- **INSTRUCTION**: Copy exactly the lines from the start of the material through the line with "belyustin_y = [-4.3, -6.0, -7.6]". Pictures stay out of the copy.

__________

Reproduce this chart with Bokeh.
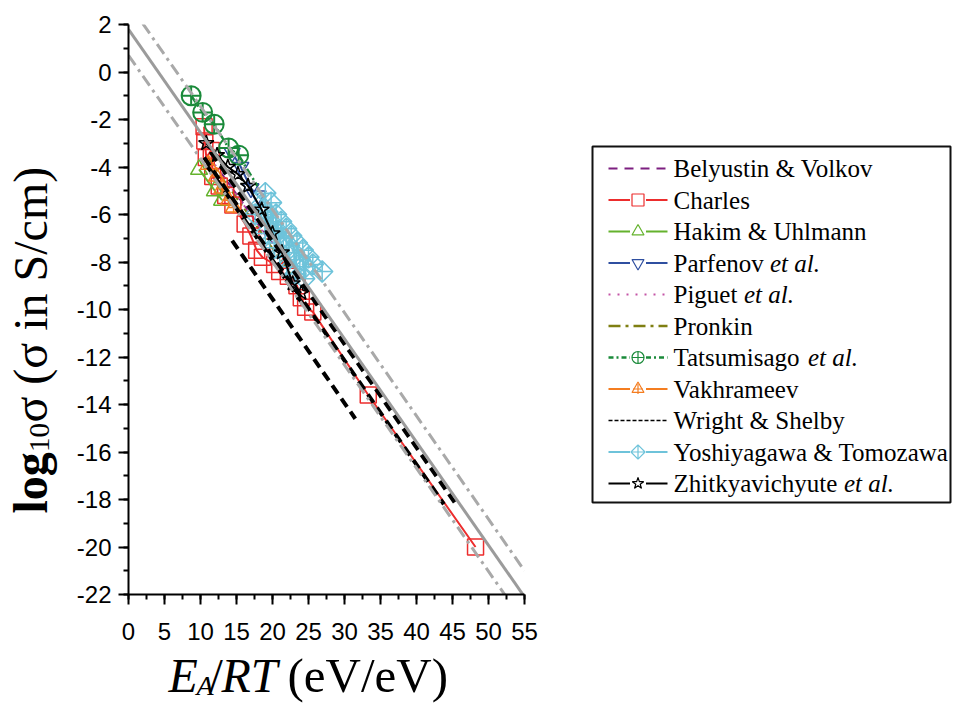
import math
from bokeh.plotting import figure
from bokeh.models import Range1d, SingleIntervalTicker
from bokeh.layouts import row, column
from bokeh.embed import file_html
from bokeh.resources import INLINE
from bokeh.core.properties import value

# ---------------- data ----------------
belyustin_x = [13.0, 17.0, 21.0]
belyustin_y = [-4.3, -6.0, -7.6]

charles_x = [10.5, 10.6, 10.8, 11.5, 11.7, 12.6, 13.5, 14.5, 16.2, 17.0, 17.8, 18.6,
             20.3, 21.0, 22.2, 23.4, 24.0, 24.6, 25.6, 33.3, 48.2]
charles_y = [-2.3, -2.9, -3.6, -3.3, -4.4, -4.8, -5.2, -5.6, -6.4, -6.9, -7.5, -7.8,
             -8.1, -8.4, -8.6, -9.0, -9.5, -9.9, -10.1, -13.6, -20.0]

hakim_x = [9.8, 12.0, 13.0]
hakim_y = [-4.1, -5.0, -5.4]

parfenov_x = [14.4, 15.6, 17.0, 18.0]
parfenov_y = [-3.4, -4.0, -4.9, -5.2]

piguet_x = [12.0, 16.0, 20.0]
piguet_y = [-3.9, -5.6, -7.3]

pronkin_x = [11.0, 15.0, 19.0, 23.0]
pronkin_y = [-3.6, -5.3, -7.0, -8.7]

# Tatsumisago: marked points, then the line's continuation (no visible marker)
tatsu_x = [8.7, 10.3, 11.9, 13.9, 15.3]
tatsu_y = [-1.0, -1.7, -2.2, -3.2, -3.5]
tatsu_tail_x = [15.3, 17.9]
tatsu_tail_y = [-3.5, -4.8]

vakh_x = [11.1, 12.2, 13.0, 13.9, 14.6]
vakh_y = [-3.9, -4.4, -4.9, -5.4, -5.7]

wright_x = [[14.4, 31.5], [10.5, 43.8], [11.5, 45.7], [10.8, 24.5]]
wright_y = [[-7.1, -14.6], [-3.6, -18.2], [-3.4, -18.3], [-3.9, -9.9]]

yoshi_x = [17.6, 18.4, 19.0, 19.0, 19.3, 19.6, 19.8, 20.1, 20.3, 20.5, 20.8, 21.0, 21.2,
           21.5, 21.9, 22.0, 22.3, 22.6, 23.0, 23.2, 23.4, 23.8, 24.2, 24.4, 24.6, 25.0,
           25.6, 26.9]
yoshi_y = [-6.0, -5.6, -5.1, -6.8, -5.9, -7.2, -5.5, -6.4, -7.4, -6.0, -6.7, -7.8, -6.3,
           -7.0, -6.6, -8.2, -7.3, -6.9, -7.6, -8.5, -7.2, -7.9, -7.5, -8.7, -8.2, -7.8,
           -8.1, -8.4]

zhit_x = [10.8, 12.3, 13.8, 15.2, 16.6, 18.5, 20.0, 21.3, 22.8, 24.0]
zhit_y = [-3.0, -3.5, -4.0, -4.3, -4.8, -5.8, -6.8, -7.6, -8.9, -9.3]

# reference lines (fit and bounds), end points
ref_x = [0.0, 55.0]
fit_y = [1.8, -22.1]
upper_y = [2.9, -21.0]
lower_y = [0.7, -23.2]

x_ticks = list(range(0, 56, 5))
y_ticks = list(range(-22, 3, 2))

legend_labels = ["Belyustin & Volkov", "Charles", "Hakim & Uhlmann", "Parfenov ",
                 "Piguet ", "Pronkin", "Tatsumisago ", "Vakhrameev", "Wright & Shelby",
                 "Yoshiyagawa & Tomozawa", "Zhitkyavichyute "]
legend_italic = ["", "", "", "et al.", "et al.", "", "et al.", "", "", "", "et al."]

# ---------------- styles ----------------
C_BEL = "#7d1f80"
C_CHA = "#ec2d2d"
C_HAK = "#64b22d"
C_PAR = "#2f4fa0"
C_PIG = "#c454a6"
C_PRO = "#7f7f12"
C_TAT = "#1a8a3a"
C_VAK = "#f47d20"
C_WRI = "#000000"
C_YOS = "#6ec3da"
C_ZHI = "#000000"
TF = "Liberation Serif"

# page geometry (pixels)
TOTAL_H = 704
FR_TOP, FR_BOT = 24, 594
LEFT_W = 60
MAIN_W = 504
MAIN_H = 649
FR_L, FR_R = 128, 524
LEG_W = 388

# ---------------- main plot ----------------
p = figure(width=MAIN_W, height=MAIN_H, x_range=Range1d(0, 55), y_range=Range1d(-22, 2),
           output_backend="svg", toolbar_location=None,
           min_border_left=FR_L - LEFT_W, min_border_right=LEFT_W + MAIN_W - FR_R,
           min_border_top=FR_TOP, min_border_bottom=MAIN_H - FR_BOT)
p.outline_line_color = None
p.grid.visible = False
p.xaxis.ticker = SingleIntervalTicker(interval=5, num_minor_ticks=2)
p.yaxis.ticker = SingleIntervalTicker(interval=2, num_minor_ticks=2)
p.xaxis.major_label_overrides = {t: str(t) for t in x_ticks}
p.yaxis.major_label_overrides = {t: str(t) for t in y_ticks}
for ax in (p.xaxis[0], p.yaxis[0]):
    ax.axis_line_width = 2
    ax.axis_line_color = "black"
    ax.major_tick_line_width = 2
    ax.minor_tick_line_width = 2
    ax.major_tick_line_color = "black"
    ax.minor_tick_line_color = "black"
    ax.major_tick_in = 0
    ax.minor_tick_in = 0
    ax.major_tick_out = 10
    ax.minor_tick_out = 5
    ax.major_label_text_font = "Liberation Sans"
    ax.major_label_text_font_size = "24px"
    ax.major_label_text_color = "black"
p.xaxis.major_label_standoff = 18
p.yaxis.major_label_standoff = 7

p.line(belyustin_x, belyustin_y, line_color=C_BEL, line_width=2, line_dash="6 4")
p.line(piguet_x, piguet_y, line_color=C_PIG, line_width=2, line_dash="2 3")
p.line(pronkin_x, pronkin_y, line_color=C_PRO, line_width=2, line_dash="10 4 3 4")

p.line(charles_x, charles_y, line_color=C_CHA, line_width=2)
p.scatter(charles_x, charles_y, marker="square", size=16, fill_color=None, line_color=C_CHA, line_width=1.5)

p.line(hakim_x, hakim_y, line_color=C_HAK, line_width=2)
p.scatter(hakim_x, hakim_y, marker="triangle", size=17, fill_color=None, line_color=C_HAK, line_width=1.5)

p.line(parfenov_x, parfenov_y, line_color=C_PAR, line_width=2)
p.scatter(parfenov_x, parfenov_y, marker="inverted_triangle", size=16, fill_color=None, line_color=C_PAR, line_width=1.5)

p.line(tatsu_x, tatsu_y, line_color=C_TAT, line_width=2.5, line_dash="8 3 2 3")
p.line(tatsu_tail_x, tatsu_tail_y, line_color=C_TAT, line_width=2.5, line_dash="8 3 2 3")
p.scatter(tatsu_x, tatsu_y, marker="circle_cross", size=19, fill_color=None, line_color=C_TAT, line_width=2)

p.line(vakh_x, vakh_y, line_color=C_VAK, line_width=2)
p.scatter(vakh_x, vakh_y, marker="triangle", size=16, fill_color=None, line_color=C_VAK, line_width=1.5)
p.scatter(vakh_x, vakh_y, marker="cross", size=12, fill_color=None, line_color=C_VAK, line_width=1.5)

p.line(yoshi_x, yoshi_y, line_color=C_YOS, line_width=2)
p.scatter(yoshi_x, yoshi_y, marker="square_x", angle=math.pi / 4, size=15, fill_color=None,
          line_color=C_YOS, line_width=1.5)

p.line(zhit_x, zhit_y, line_color=C_ZHI, line_width=2)
p.scatter(zhit_x, zhit_y, marker="star", size=16, fill_color=None, line_color=C_ZHI, line_width=1.5)

p.multi_line(wright_x, wright_y, line_color=C_WRI, line_width=4, line_dash="10 6")

p.line(ref_x, fit_y, line_color="#9b9b9b", line_width=3)
p.line(ref_x, upper_y, line_color="#a9a9a9", line_width=3, line_dash="12 5 3 5")
p.line(ref_x, lower_y, line_color="#a9a9a9", line_width=3, line_dash="12 5 3 5")

# ---------------- y title panel (page coords: x, -y) ----------------
yt = figure(width=LEFT_W, height=TOTAL_H, x_range=Range1d(0, LEFT_W),
            y_range=Range1d(-FR_BOT, -FR_TOP), output_backend="svg", toolbar_location=None,
            x_axis_type=None, y_axis_type=None, min_border_left=0, min_border_right=0,
            min_border_top=FR_TOP, min_border_bottom=TOTAL_H - FR_BOT)
yt.outline_line_color = None
yt.grid.visible = False
YB = 30
yt.text([YB], [-513], text=["log"], angle=math.pi / 2, text_font=value(TF), text_font_size="48px",
        text_font_style="bold", text_align="left", text_baseline="alphabetic", text_color="black")
yt.text([YB + 9], [-513 + 61.5], text=["10"], angle=math.pi / 2, text_font=value(TF), text_font_size="29px",
        text_align="left", text_baseline="alphabetic", text_color="black")
yt.text([YB], [-513 + 61.5 + 29.5], text=["σ (σ in S/cm)"], angle=math.pi / 2, text_font=value(TF),
        text_font_size="48px", text_align="left", text_baseline="alphabetic", text_color="black")

# ---------------- x title panel (page coords: x, -y) ----------------
XT_H = TOTAL_H - MAIN_H
xt = figure(width=MAIN_W, height=XT_H, x_range=Range1d(FR_L, FR_R),
            y_range=Range1d(-TOTAL_H, -MAIN_H), output_backend="svg", toolbar_location=None,
            x_axis_type=None, y_axis_type=None, min_border_left=FR_L - LEFT_W,
            min_border_right=LEFT_W + MAIN_W - FR_R, min_border_top=0, min_border_bottom=0)
xt.outline_line_color = None
xt.grid.visible = False
XB = -675
xt.text([168], [XB], text=["E"], text_font=value(TF), text_font_size="48px", text_font_style="italic",
        text_align="left", text_baseline="alphabetic", text_color="black")
xt.text([196], [XB - 10], text=["A"], text_font=value(TF), text_font_size="28px", text_font_style="italic",
        text_align="left", text_baseline="alphabetic", text_color="black")
xt.text([209], [XB], text=["/"], text_font=value(TF), text_font_size="48px",
        text_align="left", text_baseline="alphabetic", text_color="black")
xt.text([221], [XB], text=["RT"], text_font=value(TF), text_font_size="48px", text_font_style="italic",
        text_align="left", text_baseline="alphabetic", text_color="black")
xt.text([287], [XB], text=["(eV/eV)"], text_font=value(TF), text_font_size="49px",
        text_align="left", text_baseline="alphabetic", text_color="black")

# ---------------- legend panel (page coords: x, -y) ----------------
X0 = LEFT_W + MAIN_W
lg = figure(width=LEG_W, height=TOTAL_H, x_range=Range1d(X0, X0 + LEG_W),
            y_range=Range1d(-FR_BOT, -FR_TOP), output_backend="svg", toolbar_location=None,
            x_axis_type=None, y_axis_type=None, min_border_left=0, min_border_right=0,
            min_border_top=FR_TOP, min_border_bottom=TOTAL_H - FR_BOT)
lg.outline_line_color = None
lg.grid.visible = False

lg.quad(left=[592], right=[950], top=[-146], bottom=[-502], fill_color=None,
        line_color="#111111", line_width=2)

row0 = 168
step = 31.5
lx0, lx1, lmid = 608, 667, 637.5
tx = 673
italic_x = [None, None, None, 769.5, 743.5, None, 807.5, None, None, None, 843.5]

specs = [
    (C_BEL, "9 7", None, 2),
    (C_CHA, "solid", "square", 2),
    (C_HAK, "solid", "triangle", 2),
    (C_PAR, "solid", "inverted_triangle", 2),
    (C_PIG, "2 7", None, 2),
    (C_PRO, "12 5 3 5", None, 2.5),
    (C_TAT, "5 3 2 3", "circle_cross", 2.5),
    (C_VAK, "solid", "triangle", 2),
    (C_WRI, "4 2", None, 1.5),
    (C_YOS, "solid", "square_x", 2),
    (C_ZHI, "solid", "star", 2),
]
for i, (col, dash, mk, lw) in enumerate(specs):
    yy = -(row0 + i * step)
    if mk is None:
        lg.line([lx0, lx1], [yy, yy], line_color=col, line_width=lw, line_dash=dash)
    else:
        lg.line([lx0, lmid - 8], [yy, yy], line_color=col, line_width=lw, line_dash=dash)
        lg.line([lmid + 8, lx1], [yy, yy], line_color=col, line_width=lw, line_dash=dash)
        if mk == "square_x":
            lg.scatter([lmid], [yy], marker=mk, angle=math.pi / 4, size=10, fill_color=None,
                       line_color=col, line_width=1.2)
        else:
            lg.scatter([lmid], [yy], marker=mk, size=12, fill_color=None, line_color=col, line_width=1.2)
        if i == 7:
            lg.scatter([lmid], [yy], marker="cross", size=10, fill_color=None, line_color=col, line_width=1.2)
    lg.text([tx], [yy], text=[legend_labels[i]], text_font=value(TF), text_font_size="25px",
            text_baseline="middle", text_align="left", text_color="black")
    if legend_italic[i]:
        lg.text([italic_x[i]], [yy], text=[legend_italic[i]], text_font=value(TF), text_font_size="25px",
                text_font_style="italic", text_baseline="middle", text_align="left", text_color="black")

layout = row(yt, column(p, xt), lg)
open("out.html", "w").write(file_html(layout, INLINE))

__________

- **EXPECTED OUTPUT**:
Reproduce this chart with Bokeh.
import math
from bokeh.plotting import figure
from bokeh.models import Range1d, SingleIntervalTicker
from bokeh.layouts import row, column
from bokeh.embed import file_html
from bokeh.resources import INLINE
from bokeh.core.properties import value

# ---------------- data ----------------
belyustin_x = [13.0, 17.0, 21.0]
belyustin_y = [-4.3, -6.0, -7.6]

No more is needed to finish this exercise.